> _Work required_
Type out the data exactly as given. Skip any image.

> _Information supplied_
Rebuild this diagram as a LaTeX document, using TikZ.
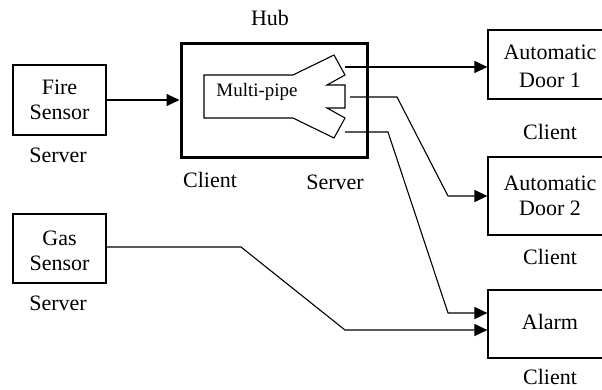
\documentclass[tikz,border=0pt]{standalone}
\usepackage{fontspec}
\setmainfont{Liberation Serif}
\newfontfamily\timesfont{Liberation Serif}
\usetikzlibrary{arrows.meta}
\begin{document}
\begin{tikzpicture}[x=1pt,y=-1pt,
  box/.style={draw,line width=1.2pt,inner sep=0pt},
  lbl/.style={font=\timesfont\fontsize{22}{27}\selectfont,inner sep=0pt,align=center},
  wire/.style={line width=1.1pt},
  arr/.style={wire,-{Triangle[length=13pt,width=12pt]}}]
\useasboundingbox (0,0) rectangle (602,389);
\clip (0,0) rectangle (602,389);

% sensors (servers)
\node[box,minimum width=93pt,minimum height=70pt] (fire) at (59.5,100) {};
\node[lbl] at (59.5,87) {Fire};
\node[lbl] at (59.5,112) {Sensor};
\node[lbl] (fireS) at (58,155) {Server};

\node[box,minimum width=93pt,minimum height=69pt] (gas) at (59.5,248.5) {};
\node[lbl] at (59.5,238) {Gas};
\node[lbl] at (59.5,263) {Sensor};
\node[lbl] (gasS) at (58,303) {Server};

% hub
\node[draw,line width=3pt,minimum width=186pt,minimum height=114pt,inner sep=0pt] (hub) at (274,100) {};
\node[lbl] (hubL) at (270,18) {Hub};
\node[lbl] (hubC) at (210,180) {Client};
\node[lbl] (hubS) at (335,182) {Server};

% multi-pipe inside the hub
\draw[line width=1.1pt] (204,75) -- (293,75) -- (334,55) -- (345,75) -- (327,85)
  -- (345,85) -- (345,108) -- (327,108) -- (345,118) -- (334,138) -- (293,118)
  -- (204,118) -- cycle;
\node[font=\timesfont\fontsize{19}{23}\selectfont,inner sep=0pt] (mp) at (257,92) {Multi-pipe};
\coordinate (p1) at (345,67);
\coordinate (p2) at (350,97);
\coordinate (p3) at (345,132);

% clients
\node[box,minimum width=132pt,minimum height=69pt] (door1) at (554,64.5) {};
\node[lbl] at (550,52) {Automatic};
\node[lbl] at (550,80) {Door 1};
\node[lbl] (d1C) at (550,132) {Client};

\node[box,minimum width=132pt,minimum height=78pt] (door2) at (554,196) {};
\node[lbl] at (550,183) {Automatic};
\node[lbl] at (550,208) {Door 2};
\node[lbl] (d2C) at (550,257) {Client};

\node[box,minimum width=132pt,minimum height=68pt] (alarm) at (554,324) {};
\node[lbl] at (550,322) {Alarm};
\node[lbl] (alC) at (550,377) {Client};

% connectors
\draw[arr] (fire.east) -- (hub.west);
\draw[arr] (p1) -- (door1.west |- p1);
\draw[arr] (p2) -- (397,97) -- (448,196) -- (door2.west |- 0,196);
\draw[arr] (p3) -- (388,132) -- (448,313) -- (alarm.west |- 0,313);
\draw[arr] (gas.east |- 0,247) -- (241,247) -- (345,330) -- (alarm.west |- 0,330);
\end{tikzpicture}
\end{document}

> _Correct result_
Rebuild this diagram as a LaTeX document, using TikZ.
\documentclass[tikz,border=0pt]{standalone}
\usepackage{fontspec}
\setmainfont{Liberation Serif}
\newfontfamily\timesfont{Liberation Serif}
\usetikzlibrary{arrows.meta}
\begin{document}
\begin{tikzpicture}[x=1pt,y=-1pt,
  box/.style={draw,line width=1.2pt,inner sep=0pt},
  lbl/.style={font=\timesfont\fontsize{22}{27}\selectfont,inner sep=0pt,align=center},
  wire/.style={line width=1.1pt},
  arr/.style={wire,-{Triangle[length=13pt,width=12pt]}}]
\useasboundingbox (0,0) rectangle (602,389);
\clip (0,0) rectangle (602,389);

% sensors (servers)
\node[box,minimum width=93pt,minimum height=70pt] (fire) at (59.5,100) {};
\node[lbl] at (59.5,87) {Fire};
\node[lbl] at (59.5,112) {Sensor};
\node[lbl] (fireS) at (58,155) {Server};

\node[box,minimum width=93pt,minimum height=69pt] (gas) at (59.5,248.5) {};
\node[lbl] at (59.5,238) {Gas};
\node[lbl] at (59.5,263) {Sensor};
\node[lbl] (gasS) at (58,303) {Server};

% hub
\node[draw,line width=3pt,minimum width=186pt,minimum height=114pt,inner sep=0pt] (hub) at (274,100) {};
\node[lbl] (hubL) at (270,18) {Hub};
\node[lbl] (hubC) at (210,180) {Client};
\node[lbl] (hubS) at (335,182) {Server};

% multi-pipe inside the hub
\draw[line width=1.1pt] (204,75) -- (293,75) -- (334,55) -- (345,75) -- (327,85)
  -- (345,85) -- (345,108) -- (327,108) -- (345,118) -- (334,138) -- (293,118)
  -- (204,118) -- cycle;
\node[font=\timesfont\fontsize{19}{23}\selectfont,inner sep=0pt] (mp) at (257,92) {Multi-pipe};
\coordinate (p1) at (345,67);
\coordinate (p2) at (350,97);
\coordinate (p3) at (345,132);

% clients
\node[box,minimum width=132pt,minimum height=69pt] (door1) at (554,64.5) {};
\node[lbl] at (550,52) {Automatic};
\node[lbl] at (550,80) {Door 1};
\node[lbl] (d1C) at (550,132) {Client};

\node[box,minimum width=132pt,minimum height=78pt] (door2) at (554,196) {};
\node[lbl] at (550,183) {Automatic};
\node[lbl] at (550,208) {Door 2};
\node[lbl] (d2C) at (550,257) {Client};

\node[box,minimum width=132pt,minimum height=68pt] (alarm) at (554,324) {};
\node[lbl] at (550,322) {Alarm};
\node[lbl] (alC) at (550,377) {Client};

% connectors
\draw[arr] (fire.east) -- (hub.west);
\draw[arr] (p1) -- (door1.west |- p1);
\draw[arr] (p2) -- (397,97) -- (448,196) -- (door2.west |- 0,196);
\draw[arr] (p3) -- (388,132) -- (448,313) -- (alarm.west |- 0,313);
\draw[arr] (gas.east |- 0,247) -- (241,247) -- (345,330) -- (alarm.west |- 0,330);
\end{tikzpicture}
\end{document}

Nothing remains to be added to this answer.